What needs to be done =
Can you write out all the lines word for word, with no pictures?

☆ ☆ ☆

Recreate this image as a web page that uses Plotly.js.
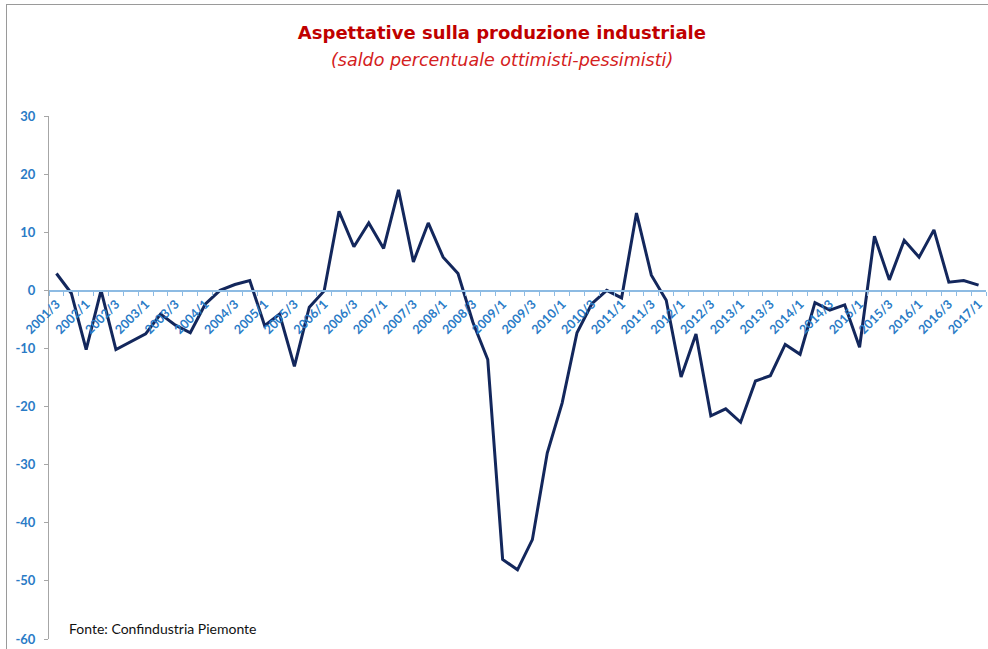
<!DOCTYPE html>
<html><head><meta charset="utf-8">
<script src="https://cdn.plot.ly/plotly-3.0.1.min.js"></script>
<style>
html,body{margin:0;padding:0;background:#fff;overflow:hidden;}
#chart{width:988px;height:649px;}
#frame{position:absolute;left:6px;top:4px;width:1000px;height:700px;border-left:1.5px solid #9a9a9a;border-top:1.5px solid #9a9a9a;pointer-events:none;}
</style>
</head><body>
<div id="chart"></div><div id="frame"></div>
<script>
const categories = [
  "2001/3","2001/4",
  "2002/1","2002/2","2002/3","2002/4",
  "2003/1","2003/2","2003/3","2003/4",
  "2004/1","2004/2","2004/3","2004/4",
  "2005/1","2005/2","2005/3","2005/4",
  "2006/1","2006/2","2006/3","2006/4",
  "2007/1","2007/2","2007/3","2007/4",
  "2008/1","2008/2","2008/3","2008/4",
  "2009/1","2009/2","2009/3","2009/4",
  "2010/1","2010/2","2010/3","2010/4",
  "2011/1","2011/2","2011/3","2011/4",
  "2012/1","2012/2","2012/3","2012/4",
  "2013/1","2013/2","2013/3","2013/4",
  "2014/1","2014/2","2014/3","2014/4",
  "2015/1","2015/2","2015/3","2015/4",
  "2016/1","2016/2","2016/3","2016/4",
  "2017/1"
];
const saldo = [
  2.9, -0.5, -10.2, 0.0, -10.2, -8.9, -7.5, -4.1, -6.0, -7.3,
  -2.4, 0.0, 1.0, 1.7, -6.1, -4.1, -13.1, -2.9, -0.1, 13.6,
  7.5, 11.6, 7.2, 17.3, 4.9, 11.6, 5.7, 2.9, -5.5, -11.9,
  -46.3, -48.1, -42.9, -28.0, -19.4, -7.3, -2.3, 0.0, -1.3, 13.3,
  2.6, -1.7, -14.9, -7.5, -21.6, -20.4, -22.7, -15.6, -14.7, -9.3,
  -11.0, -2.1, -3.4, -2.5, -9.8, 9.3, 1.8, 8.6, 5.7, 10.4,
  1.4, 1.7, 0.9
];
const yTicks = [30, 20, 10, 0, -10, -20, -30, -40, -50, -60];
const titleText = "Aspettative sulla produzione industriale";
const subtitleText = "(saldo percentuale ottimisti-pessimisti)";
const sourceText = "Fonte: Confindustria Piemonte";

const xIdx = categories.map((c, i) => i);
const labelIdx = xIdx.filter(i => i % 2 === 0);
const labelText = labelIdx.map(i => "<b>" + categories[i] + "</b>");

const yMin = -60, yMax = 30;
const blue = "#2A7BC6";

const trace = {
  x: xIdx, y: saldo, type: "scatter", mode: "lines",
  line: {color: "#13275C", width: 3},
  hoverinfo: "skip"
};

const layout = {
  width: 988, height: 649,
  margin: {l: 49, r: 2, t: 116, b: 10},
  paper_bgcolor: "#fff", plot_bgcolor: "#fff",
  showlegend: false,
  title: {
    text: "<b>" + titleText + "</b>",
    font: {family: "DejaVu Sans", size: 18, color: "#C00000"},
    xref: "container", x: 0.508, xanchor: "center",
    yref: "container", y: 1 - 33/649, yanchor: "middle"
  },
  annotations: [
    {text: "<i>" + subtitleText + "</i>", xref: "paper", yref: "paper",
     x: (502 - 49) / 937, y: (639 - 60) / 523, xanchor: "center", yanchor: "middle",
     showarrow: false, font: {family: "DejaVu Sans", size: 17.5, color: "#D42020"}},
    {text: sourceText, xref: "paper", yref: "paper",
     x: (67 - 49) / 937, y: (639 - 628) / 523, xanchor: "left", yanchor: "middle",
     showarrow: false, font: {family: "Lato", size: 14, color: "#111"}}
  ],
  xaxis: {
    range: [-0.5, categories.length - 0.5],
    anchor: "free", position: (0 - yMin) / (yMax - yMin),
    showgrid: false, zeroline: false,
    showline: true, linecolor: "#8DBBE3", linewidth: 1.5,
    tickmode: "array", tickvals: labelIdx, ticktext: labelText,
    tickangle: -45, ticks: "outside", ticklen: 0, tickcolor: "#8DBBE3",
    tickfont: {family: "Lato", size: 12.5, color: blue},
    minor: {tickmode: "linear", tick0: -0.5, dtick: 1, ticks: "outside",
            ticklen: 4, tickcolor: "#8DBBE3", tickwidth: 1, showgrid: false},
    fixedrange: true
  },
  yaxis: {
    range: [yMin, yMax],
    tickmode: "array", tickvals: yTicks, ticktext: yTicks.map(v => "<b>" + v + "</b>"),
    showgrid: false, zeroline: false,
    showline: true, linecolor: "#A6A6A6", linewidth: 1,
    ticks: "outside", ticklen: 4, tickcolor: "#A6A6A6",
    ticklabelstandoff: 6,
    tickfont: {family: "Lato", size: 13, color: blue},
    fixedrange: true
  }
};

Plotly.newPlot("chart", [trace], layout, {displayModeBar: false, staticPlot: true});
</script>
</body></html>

☆ ☆ ☆

Expected answer =
Recreate this image as a web page that uses Plotly.js.
<!DOCTYPE html>
<html><head><meta charset="utf-8">
<script src="https://cdn.plot.ly/plotly-3.0.1.min.js"></script>
<style>
html,body{margin:0;padding:0;background:#fff;overflow:hidden;}
#chart{width:988px;height:649px;}
#frame{position:absolute;left:6px;top:4px;width:1000px;height:700px;border-left:1.5px solid #9a9a9a;border-top:1.5px solid #9a9a9a;pointer-events:none;}
</style>
</head><body>
<div id="chart"></div><div id="frame"></div>
<script>
const categories = [
  "2001/3","2001/4",
  "2002/1","2002/2","2002/3","2002/4",
  "2003/1","2003/2","2003/3","2003/4",
  "2004/1","2004/2","2004/3","2004/4",
  "2005/1","2005/2","2005/3","2005/4",
  "2006/1","2006/2","2006/3","2006/4",
  "2007/1","2007/2","2007/3","2007/4",
  "2008/1","2008/2","2008/3","2008/4",
  "2009/1","2009/2","2009/3","2009/4",
  "2010/1","2010/2","2010/3","2010/4",
  "2011/1","2011/2","2011/3","2011/4",
  "2012/1","2012/2","2012/3","2012/4",
  "2013/1","2013/2","2013/3","2013/4",
  "2014/1","2014/2","2014/3","2014/4",
  "2015/1","2015/2","2015/3","2015/4",
  "2016/1","2016/2","2016/3","2016/4",
  "2017/1"
];
const saldo = [
  2.9, -0.5, -10.2, 0.0, -10.2, -8.9, -7.5, -4.1, -6.0, -7.3,
  -2.4, 0.0, 1.0, 1.7, -6.1, -4.1, -13.1, -2.9, -0.1, 13.6,
  7.5, 11.6, 7.2, 17.3, 4.9, 11.6, 5.7, 2.9, -5.5, -11.9,
  -46.3, -48.1, -42.9, -28.0, -19.4, -7.3, -2.3, 0.0, -1.3, 13.3,
  2.6, -1.7, -14.9, -7.5, -21.6, -20.4, -22.7, -15.6, -14.7, -9.3,
  -11.0, -2.1, -3.4, -2.5, -9.8, 9.3, 1.8, 8.6, 5.7, 10.4,
  1.4, 1.7, 0.9
];
const yTicks = [30, 20, 10, 0, -10, -20, -30, -40, -50, -60];
const titleText = "Aspettative sulla produzione industriale";
const subtitleText = "(saldo percentuale ottimisti-pessimisti)";
const sourceText = "Fonte: Confindustria Piemonte";

const xIdx = categories.map((c, i) => i);
const labelIdx = xIdx.filter(i => i % 2 === 0);
const labelText = labelIdx.map(i => "<b>" + categories[i] + "</b>");

const yMin = -60, yMax = 30;
const blue = "#2A7BC6";

const trace = {
  x: xIdx, y: saldo, type: "scatter", mode: "lines",
  line: {color: "#13275C", width: 3},
  hoverinfo: "skip"
};

const layout = {
  width: 988, height: 649,
  margin: {l: 49, r: 2, t: 116, b: 10},
  paper_bgcolor: "#fff", plot_bgcolor: "#fff",
  showlegend: false,
  title: {
    text: "<b>" + titleText + "</b>",
    font: {family: "DejaVu Sans", size: 18, color: "#C00000"},
    xref: "container", x: 0.508, xanchor: "center",
    yref: "container", y: 1 - 33/649, yanchor: "middle"
  },
  annotations: [
    {text: "<i>" + subtitleText + "</i>", xref: "paper", yref: "paper",
     x: (502 - 49) / 937, y: (639 - 60) / 523, xanchor: "center", yanchor: "middle",
     showarrow: false, font: {family: "DejaVu Sans", size: 17.5, color: "#D42020"}},
    {text: sourceText, xref: "paper", yref: "paper",
     x: (67 - 49) / 937, y: (639 - 628) / 523, xanchor: "left", yanchor: "middle",
     showarrow: false, font: {family: "Lato", size: 14, color: "#111"}}
  ],
  xaxis: {
    range: [-0.5, categories.length - 0.5],
    anchor: "free", position: (0 - yMin) / (yMax - yMin),
    showgrid: false, zeroline: false,
    showline: true, linecolor: "#8DBBE3", linewidth: 1.5,
    tickmode: "array", tickvals: labelIdx, ticktext: labelText,
    tickangle: -45, ticks: "outside", ticklen: 0, tickcolor: "#8DBBE3",
    tickfont: {family: "Lato", size: 12.5, color: blue},
    minor: {tickmode: "linear", tick0: -0.5, dtick: 1, ticks: "outside",
            ticklen: 4, tickcolor: "#8DBBE3", tickwidth: 1, showgrid: false},
    fixedrange: true
  },
  yaxis: {
    range: [yMin, yMax],
    tickmode: "array", tickvals: yTicks, ticktext: yTicks.map(v => "<b>" + v + "</b>"),
    showgrid: false, zeroline: false,
    showline: true, linecolor: "#A6A6A6", linewidth: 1,
    ticks: "outside", ticklen: 4, tickcolor: "#A6A6A6",
    ticklabelstandoff: 6,
    tickfont: {family: "Lato", size: 13, color: blue},
    fixedrange: true
  }
};

Plotly.newPlot("chart", [trace], layout, {displayModeBar: false, staticPlot: true});
</script>
</body></html>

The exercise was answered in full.